2.2 Feature extraction model
In the related work of few-shot learning, the foundational model for feature extraction plays a crucial role. How to effectively handle contextual semantic information in images is a worthy direction for research. Standard convolution [28] uses a fixed-size convolutional kernel to slide over the feature map, extracting features by performing weighted summation on local regions. Standard convolution can effectively capture local spatial features and has demonstrated strong feature extraction capabilities in tasks such as image recognition and object detection. The weights of the convolutional kernel are updated during training, which enables the model to learn efficient representations for different features. Depthwise separable convolution [29] decomposes standard convolution into depthwise convolution and pointwise convolution, significantly reducing the computational cost. Depthwise convolution performs convolution separately within each channel, while pointwise convolution uses a 1x1 kernel to fuse features across different channels. This approach maintains the feature extraction effectiveness of standard convolution while improving computational efficiency. Residual network (ResNet) [30] builds deep models by introducing skip connections in each convolutional module. This structure allows inputs to be directly propagated to the output, which mitigates the vanishing gradient problem. In the residual modules of ResNet, features are added to the input features after multiple convolutional operations, forming a residual connection. Densely Connected Convolutional Networks (DenseNet) [31] achieve feature reuse by passing the output of each layer to all subsequent layers, forming a dense connection structure. The input of each layer includes not only the output of the previous layer, but also the outputs of all preceding layers. DenseNet can significantly reduce the number of parameters while maintaining high feature transfer efficiency. Deformable convolution [32] adds learnable offsets to standard convolution, allowing the sampling locations of the convolutional kernel to dynamically change based on the input features, thereby adapting to geometric deformations in the image. Compared to traditional fixed convolutional kernels, deformable convolution can more flexibly capture features of irregular shapes.
2.3 Attention mechanism
The attention mechanism can play a crucial role in extracting sample features by focusing on internal details of samples as well as information between samples. Squeeze-and-Excitation Networks (SE-Net) [33] introduce a channel attention mechanism, which compresses the global information of each feature channel into a scalar through global average pooling, then uses two fully connected layers to learn the weight for each channel, and finally obtains weight coefficients through the Sigmoid activation function to reweight the features. The SE-Net can effectively distinguish between important and irrelevant features, enabling the model to focus more on discriminative channel information under few-shot conditions. To help the model focus on discriminative spatial regions and feature channels during the feature extraction phase, Woo et al. [34] combined channel attention and spatial attention to propose the Convolutional Block Attention Module (CBAM). The channel attention module first extracts global features through global average pooling and global max pooling, respectively, and then learns the weights for each channel through fully connected layers. The spatial attention module pools the feature maps of each channel. It combines the results of average pooling and max pooling, and then uses a convolutional operation to generate a spatial attention map. However, the dual attention mechanism of CBAM is relatively complex and computationally expensive. Subsequently, efficient channel attention (ECA) [35] is a lightweight channel attention mechanism designed to reduce computational overhead. ECA achieves weight learning across channels using a one-dimensional convolution instead of fully connected layers, thereby adjusting the importance of each channel while avoiding a significant increase in computational cost. Chen et al. [36] combined multi-scale visual Transformer architecture, integrating ECA into the CrossViT model. By leveraging cross-attention, features of different scales are fused together, enhancing interactions between features. This demonstrates that attention mechanism can selectively focus on local details and global information within the input features. Therefore, when extracting features, we need to consider utilizing attention mechanism to effectively integrate local details and global information of the input features, thereby enhancing the comprehensiveness and accuracy of feature representation.
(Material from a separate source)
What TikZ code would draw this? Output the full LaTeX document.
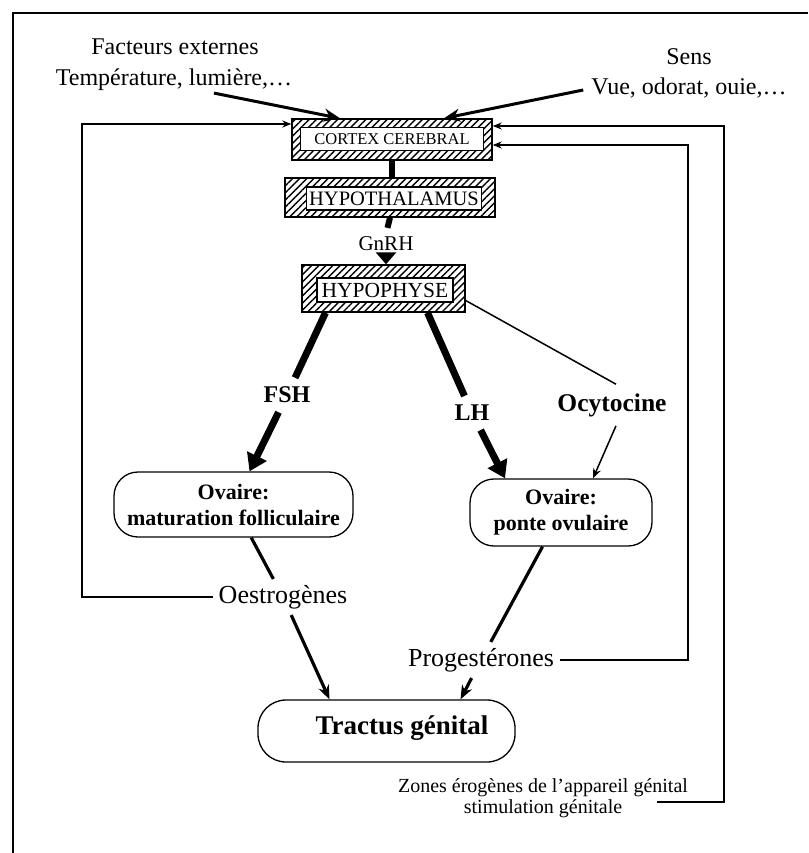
\documentclass[tikz,border=0pt]{standalone}
\usepackage{fontspec}
\setmainfont{Liberation Serif}
\usetikzlibrary{patterns.meta,calc,arrows.meta}
\begin{document}
\begin{tikzpicture}[x=1pt,y=-1pt,
  hatchout/.style={draw,line width=1.4pt,pattern={Lines[angle=45,distance=5pt,line width=1.4pt]},inner sep=0pt},
  hatchin/.style={draw,fill=white,line width=1.1pt,inner sep=0pt},
  ovbox/.style={draw,line width=1.3pt,rounded corners=24pt,align=center,inner sep=0pt,font=\bfseries\fontsize{22}{26}\selectfont},
  lbl/.style={inner sep=6pt,font=\fontsize{26}{28}\selectfont},
  blbl/.style={inner sep=9pt,font=\bfseries\fontsize{24}{26}\selectfont},
  toptxt/.style={inner sep=2pt,font=\fontsize{24}{26}\selectfont},
  bigarrow/.style={line width=7pt,-{Triangle[length=17pt,width=21pt]}},
  thickline/.style={line width=7pt},
  toparrow/.style={line width=3pt,-{Stealth[length=16pt,width=13pt]}},
  medarrow/.style={line width=3.2pt,-{Stealth[length=14pt,width=11pt]}},
  medline/.style={line width=3.2pt},
  thinarrow/.style={line width=1.5pt,-{Stealth[length=10pt,width=8pt]}},
  thinline/.style={line width=1.5pt},
  fb/.style={line width=1.8pt,-{Stealth[length=9pt,width=7pt]}},
]
\useasboundingbox (0,0) rectangle (808,853);
% frame
\draw[line width=2.5pt] (13,853) -- (13,13) -- (808,13);

% top texts
\node[toptxt] (fact1) at (175,47) {Facteurs externes};
\node[toptxt] (fact2) at (174,80) {Température, lumière,…};
\node[toptxt] (sens1) at (689,57) {Sens};
\node[toptxt] (sens2) at (689,88) {Vue, odorat, ouie,…};

% hatched boxes
\node[hatchout,minimum width=200pt,minimum height=41pt] (cortex) at (392,139.5) {};
\node[hatchin,minimum width=183pt,minimum height=23pt,font=\fontsize{16.5}{18}\selectfont] (cortexT) at (392,139) {CORTEX CEREBRAL};
\node[hatchout,minimum width=210pt,minimum height=39pt] (hypoth) at (390,197.5) {};
\node[hatchin,minimum width=175pt,minimum height=23pt,font=\fontsize{20.5}{21}\selectfont] (hypothT) at (394,198.5) {HYPOTHALAMUS};
\node[hatchout,minimum width=163pt,minimum height=47pt] (hypo) at (383.5,288.5) {};
\node[hatchin,minimum width=136pt,minimum height=24pt,font=\fontsize{21.5}{22}\selectfont] (hypoT) at (385,290) {HYPOPHYSE};

\node[inner sep=3pt,font=\fontsize{21}{22}\selectfont] (gnrh) at (386,244) {GnRH};

% hormone labels
\node[blbl] (fsh) at (287,395) {FSH};
\node[blbl] (lh) at (472,413) {LH};
\node[blbl,font=\bfseries\fontsize{25.5}{27}\selectfont] (ocy) at (612,405) {Ocytocine};

% ovaries
\node[ovbox,minimum width=239pt,minimum height=65pt] (ovA) at (233.5,504.5) {Ovaire:\\maturation folliculaire};
\node[ovbox,minimum width=182pt,minimum height=67pt] (ovB) at (561,512.5) {Ovaire:\\ponte ovulaire};

\node[lbl] (oestro) at (283,597) {Oestrogènes};
\node[lbl] (prog) at (481,660) {Progestérones};

\node[draw,line width=1.3pt,rounded corners=28pt,minimum width=257pt,minimum height=62pt,inner sep=0pt] (tractus) at (386.5,731) {};
\node[inner sep=0pt,font=\bfseries\fontsize{27}{30}\selectfont] (tractusT) at (402,728) {Tractus génital};

\node[align=center,inner sep=2pt,font=\fontsize{20}{21}\selectfont] (zones) at (543,798.5) {Zones érogènes de l'appareil génital\\stimulation génitale};

% coordinates for feedback routes
\coordinate (fbL) at (82,124);
\coordinate (fbR1) at (724,126);
\coordinate (fbR2) at (688,145);
\coordinate (zS) at ($(zones.center)+(114,3.5)$);

% top arrows
\draw[toparrow] ($(fact2.south)+(40,0)$) -- ($(cortex.north)+(-52,0)$);
\draw[toparrow] ($(sens2.west)+(-6,2)$) -- ($(cortex.north)+(52,0)$);

% vertical chain
\draw[line width=6pt] (cortex.south) -- (cortex.south |- hypoth.north);
\draw[line width=6pt,shorten >=6pt] (hypoth.south) -- (gnrh.north);
\draw[line width=5pt,-{Triangle[length=12pt,width=20pt]},shorten <=-2pt] (gnrh.south) -- (gnrh.south |- hypo.north);

% FSH / LH / Ocytocine
\draw[thickline] ($(hypo.south)+(-58,0)$) -- (fsh);
\draw[bigarrow] (fsh) -- ($(ovA.north)+(16,0)$);
\draw[thickline] ($(hypo.south)+(44,0)$) -- (lh);
\draw[bigarrow] (lh) -- ($(ovB.north)+(-56,0)$);
\draw[thinline] ($(hypo.east)+(0,12)$) -- ($(ocy.north)+(4,0)$);
\draw[thinarrow] ($(ocy.south)+(4,0)$) -- ($(ovB.north)+(32,0)$);

% ovaries to tractus
\draw[medline] (ovA) -- (oestro);
\draw[medarrow] (oestro) -- ($(tractus.north)+(-57,0)$);
\draw[medline] (ovB) -- (prog);
\draw[medarrow] (prog) -- ($(tractus.north)+(74,0)$);

% feedback loops
\draw[fb] (oestro.west) -| (fbL) -- (fbL -| cortex.west);
\draw[fb] (prog.east) -| (fbR2) -- (fbR2 -| cortex.east);
\draw[fb] (zS) -| (fbR1) -- (fbR1 -| cortex.east);
\end{tikzpicture}
\end{document}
2.4 Recurrent neural network
Long Short-Term Memory (LSTM) [37] is a special type of Recurrent Neural Network (RNN) that addresses the issues of gradient vanishing and exploding in the traditional RNN by introducing a gating mechanism. LSTM consists of the input gate, the forget gate, and the output gate. The input gate controls the inflow of new information, the forget gate determines which historical information to discard, and the output gate regulates the output of the current cell state. The structure of LSTM can effectively preserve long-term information, which makes it suitable for learning tasks involving long sequences. Gated Recurrent Unit (GRU) [38] is a simplified version of LSTM, reducing the three gates of LSTM to two: the update gate and the reset gate. The update gate determines how much of the past information to retain, and the reset gate controls how to integrate the new input with the past state. Compared to LSTM, GRU has a simpler structure and higher computational efficiency, making it suitable for resource-constrained scenarios. Bidirectional LSTM [39] adds a backward propagation layer to the standard LSTM, enabling the model to utilize both past and future information simultaneously. This bidirectional propagation mechanism allows the model to reference both preceding and subsequent contexts when processing each time step, enhancing the completeness of information. Attention-LSTM [40] combines LSTM with an attention mechanism, using the attention module to weight the outputs of different time steps, enabling the model to focus on key information within the sequence. This method first extracts features using LSTM, and then weights and sums the outputs through an attention layer to focus on the most discriminative moments. Hierarchical LSTM [41] divides the LSTM into a multi-layered structure, which is designed to capture hierarchical information from the data. Each layer of LSTM units captures features at different hierarchical levels, such as word-level, sentence-level, or paragraph-level semantic information, enabling the model to better process structured data. Self-Attention Enhanced LSTM combines the self-attention mechanism, helping the model to more efficiently focus on the most relevant contextual information at each time step. By adding a self-attention layer after the LSTM output, Self-Attention Enhanced LSTM can capture long-range dependencies within sequences, which aids in improved feature extraction for long sequences.
3 Model and method
3.1 Problem set-up
In few-shot learning, we typically adopt the framework of meta-learning [42]. Within the meta-learning framework, the target task is divided into multiple training tasks
and testing tasks
. The meta-learner learns from a set of training tasks
and is evaluated on a set of testing tasks
. We represent the set of training tasks as
and the set of testing tasks is represented as
. Correspondingly, the dataset for a training task
is
, and the dataset for a testing task
is
The dataset for each task is
, where
,
(
is referred to as the support set, and
is referred to as the query set).
Meta-learning algorithms are trained in an episodic manner. During training, the -way
-shot paradigm of meta-learning is followed, where the few-shot classification task is defined as a standard
-way
-shot task. Here,
represents the number of classes, and each class contains
samples. Typically,
is a small value (e.g., 1, 5, or 10), and the total number of samples is
. During training on each training task
, the corresponding dataset
generates a support set
and a query set
The algorithm first learns on the support set
and then makes predictions on
The model parameters are updated based on the prediction results for each training task. After training on multiple tasks, the meta-learning algorithm learns how to effectively learn from small-sample datasets. This stage is referred to as the meta-training phase. Subsequently, the model uses the support set
of the dataset
to construct a classifier, focusing on rapidly learning task-specific parameters during this phase. The performance of the classifier is then evaluated using
, a process referred to as the meta-testing phase. The generalization ability of the meta-learner’s parameter
is tested on
and optimized on
, which can be represented by formulas (1) and (2):
where ,
represents samples from the query set, and
represents the true labels corresponding to the samples in the query set.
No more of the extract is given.